DÍA CINCO.- Morelos y Guerrero. Aun tomando el periférico y las vías de paga (con peaje), el tráfico es abrumador. Y la ciudad, en plena efervescencia, parece que no tuviera límites. A sugerencia de Roberto, nos animamos por unas tortas con tamal y café de olla, en un puesto ambulante, rodeado de taxistas. Memorable. Ya a las afueras, los bosques de pinos me recuerdan mi antiguo hogar, California. Saudade de California. Llegados a Cuernavaca, nos dirigimos al Museo Regional Cuauhnáhuac, o más conocido como el Palacio de Hernán Cortez. Su museo narra, sumarísimamente, la historia de México. Rematan la visita los murales de Diego Rivera. Damos unas vueltas a pie y nos trasladamos a Guerrero. Parece otro país. Ranchos, adobe, mulas, guaraches, pobreza. Nos advierten que no se nos haga muy tarde. Es peligroso cuando oscurece. Respetando los límites de velocidad, nos recibe Taxco de Alarcón, la ciudad de la plata y de las callecitas angostas y medievales. Subir al mirador en un VW escarabajo es toda una aventura. Caminar por sus empinadas callecitas, pegados a la pared, es otra aventura. Almorzamos fajitas en un restaurante con vista a la Parroquia de Santa Prisca y San Sebastián. Churrigueresca en extremo. Me apena volver. Taxco tiene ese raro poder de quedarse con un pedazo de ti. O si quieres, de sellar tu memoria. Cena en Condesa. Vino blanco, por favor, que estoy a punto de cumplir cuarenta y dos años.
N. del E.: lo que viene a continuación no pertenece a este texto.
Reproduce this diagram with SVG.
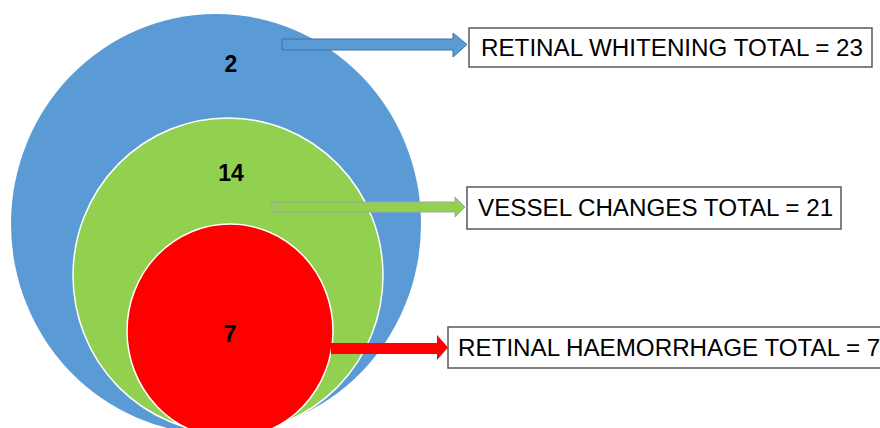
<svg xmlns="http://www.w3.org/2000/svg" width="880" height="428" viewBox="0 0 880 428">
<style>
.num{font-family:"Liberation Sans",Arial,sans-serif;font-weight:bold;font-size:23px;fill:#000;text-anchor:middle}
.lbl{font-family:"Liberation Sans",Arial,sans-serif;font-size:24.2px;fill:#000}
.box{fill:#fff;stroke:#595959;stroke-width:1.5}
.ring{stroke:#fff;stroke-width:1.5}
</style>
<rect width="880" height="428" fill="#fff"/>
<g id="blue-circle">
<ellipse cx="216" cy="224" rx="205" ry="210" fill="#5B9BD5"/>
<text class="num" x="231" y="72">2</text>
</g>
<g id="green-circle">
<ellipse class="ring" cx="228" cy="275.5" rx="155" ry="157.5" fill="#92D050"/>
<text class="num" x="231" y="181">14</text>
</g>
<g id="red-circle">
<ellipse class="ring" cx="230" cy="331" rx="103" ry="107" fill="#FF0000"/>
<text class="num" x="230" y="342">7</text>
</g>
<g id="connectors">
<polygon points="282,39 453,39 453,33 467,44.5 453,57 453,50 282,50" fill="#5B9BD5" stroke="#41719C" stroke-width="1"/>
<polygon points="272,202 455,202 455,197 465,207 455,217 455,212 272,212" fill="#92D050" stroke="#A5A5A5" stroke-width="1"/>
<polygon points="331,343 437,343 437,335 448,347.5 437,360 437,354 331,354" fill="#FF0000"/>
</g>
<g id="label-whitening">
<rect class="box" x="469" y="28" width="403" height="39"/>
<text class="lbl" x="481" y="56">RETINAL WHITENING TOTAL = 23</text>
</g>
<g id="label-vessel">
<rect class="box" x="467" y="187" width="374" height="42"/>
<text class="lbl" x="478" y="216">VESSEL CHANGES TOTAL = 21</text>
</g>
<g id="label-haemorrhage">
<rect class="box" x="448" y="327" width="440" height="41"/>
<text class="lbl" x="458" y="356">RETINAL HAEMORRHAGE TOTAL = 7</text>
</g>
</svg>
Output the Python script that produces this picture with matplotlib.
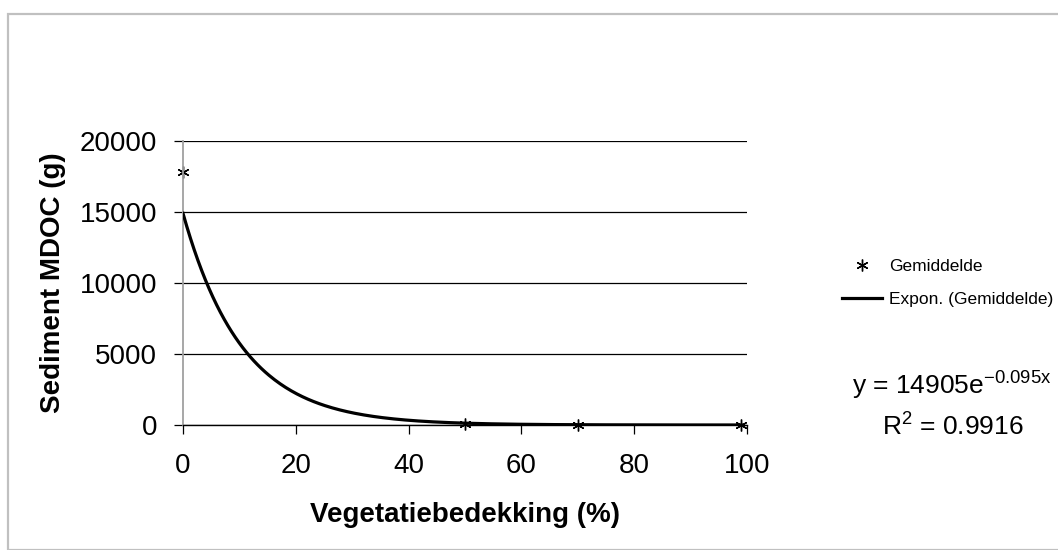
import numpy as np
import matplotlib.pyplot as plt
from matplotlib.patches import Rectangle

plt.rcParams['font.family'] = ['Liberation Sans', 'DejaVu Sans']
plt.rcParams['mathtext.default'] = 'regular'

# Gemiddelde sedimentvracht per bedekkingsgraad
cover = [0, 50, 70, 99]
sediment = [17800, 100, 20, 10]

# exponentiele trendlijn zoals in de grafiek vermeld
fit_a = 14905
fit_b = 0.095
fit_r2 = 0.9916

yticks = [0, 5000, 10000, 15000, 20000]
xticks = [0, 20, 40, 60, 80, 100]

W, H = 1058, 550
fig = plt.figure(figsize=(W / 100, H / 100), dpi=100)
ax = fig.add_axes([183 / W, 1 - 425 / H, (747 - 183) / W, (425 - 141) / H])

# rand rond de figuur
fig.patches.append(Rectangle((8 / W, 0), 1.2, 1 - 13.5 / H, transform=fig.transFigure,
                             fill=False, edgecolor='#c0c0c0', lw=1.6))

xs = np.linspace(cover[0], cover[-1], 300)
ax.plot(cover, sediment, ls='none', marker=(6, 2, 0), ms=8.5, mew=1.0, color='black',
        label='Gemiddelde', zorder=2.2, clip_on=False)
ax.plot(xs, fit_a * np.exp(-fit_b * xs), color='black', lw=2.3,
        label='Expon. (Gemiddelde)', zorder=3)

ax.set_xlim(0, 100)
ax.set_ylim(0, 20000)
ax.set_xticks(xticks)
ax.set_yticks(yticks)
ax.yaxis.grid(True, color='black', lw=0.9)
ax.set_axisbelow(True)
for s in ['top', 'right']:
    ax.spines[s].set_visible(False)
ax.spines['left'].set_color('#a0a0a0')
ax.spines['left'].set_linewidth(1.3)
ax.spines['bottom'].set_color('black')
ax.spines['bottom'].set_linewidth(1.0)
ax.tick_params(axis='both', direction='out', length=6.5, width=0.9, color='black',
               labelsize=20)
ax.tick_params(axis='x', pad=14)
ax.tick_params(axis='y', pad=12)

ax.set_xlabel('Vegetatiebedekking (%)', fontsize=20, fontweight='bold', labelpad=16)
ax.set_ylabel('Sediment MDOC (g)', fontsize=20, fontweight='bold', labelpad=10)

ax.legend(loc='upper left', bbox_to_anchor=(842 / W, 1 - 259 / H), bbox_transform=fig.transFigure,
          frameon=False, fontsize=12.5, handlelength=2.3, handletextpad=0.4,
          labelspacing=1.0, borderaxespad=0, borderpad=0)

fig.text(852 / W, 1 - 386 / H, r'y = %de$^{-%.3fx}$' % (fit_a, fit_b), fontsize=19,
         va='center', ha='left')
fig.text(882 / W, 1 - 427 / H, r'R$^{2}$ = %.4f' % fit_r2, fontsize=19, va='center', ha='left')

fig.savefig('out.png', dpi=100)
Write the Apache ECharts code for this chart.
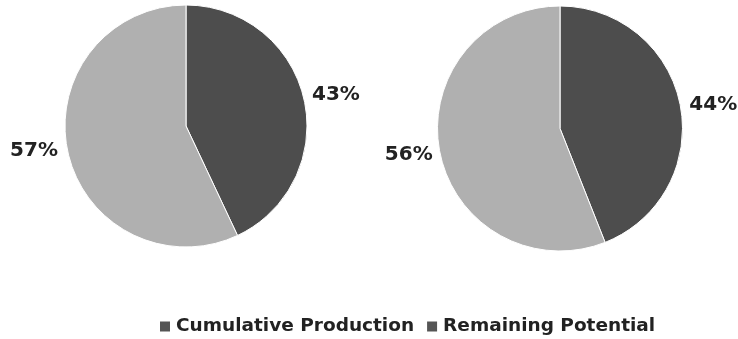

DÍA SEIS.- Luego de convencer a Alena que no le cuente a nadie que cumplo años, empezamos el día en los canales de Xochimilco. Rentamos un bote para los dos, y nos entregamos al placer de ver a los locales, festejando en sendos botes, sus respectivos acontecimientos. Los mariachis, ora de negro, ora de blanco, no pueden faltar. Tampoco el tequila o el pulque, que es la celebración del pueblo. Finaliza el paseo con unos tacos de suadero y agua de Jamaica. Siguiente parada, los museos de Frida Khalo y León Trotsky en Coyoacán. Aunque prescindibles, ayudan a entender la obra de vida y pasiones de Frida Khalo. Lo mismo el Museo Casa Estudio Diego  Rivera (diseño funcionalista de Juan O´Gorman), en San Angel Inn. El barrio es precioso. Hace hambre y nos enrumbamos al Zócalo. Destino: Restaurante Café de Tacuba. Repleto de gente, que come al son de una entusiasta y bailarina tuna. Nuevamente, recorrido por el centro histórico, para terminar en el Mercado de Artesanías “Ciudadela”. Variedad y muy buenos precios. Acabadas las compras, el cuerpo languidece. Sabe que tiene que volver. Y sabe, en el fondo, que ha de volver. ¡Qué más quisiera yo!


POST SCRIPTUM: Este post va dedicado a mis amigos mexicanos, que por razones de tiempo, no pude visitar. Algunos no me lo han perdonado, y lo entiendo. Amo a México, y me debía este tiempo para los dos, sin intermitencias. Espero, me sepan comprender.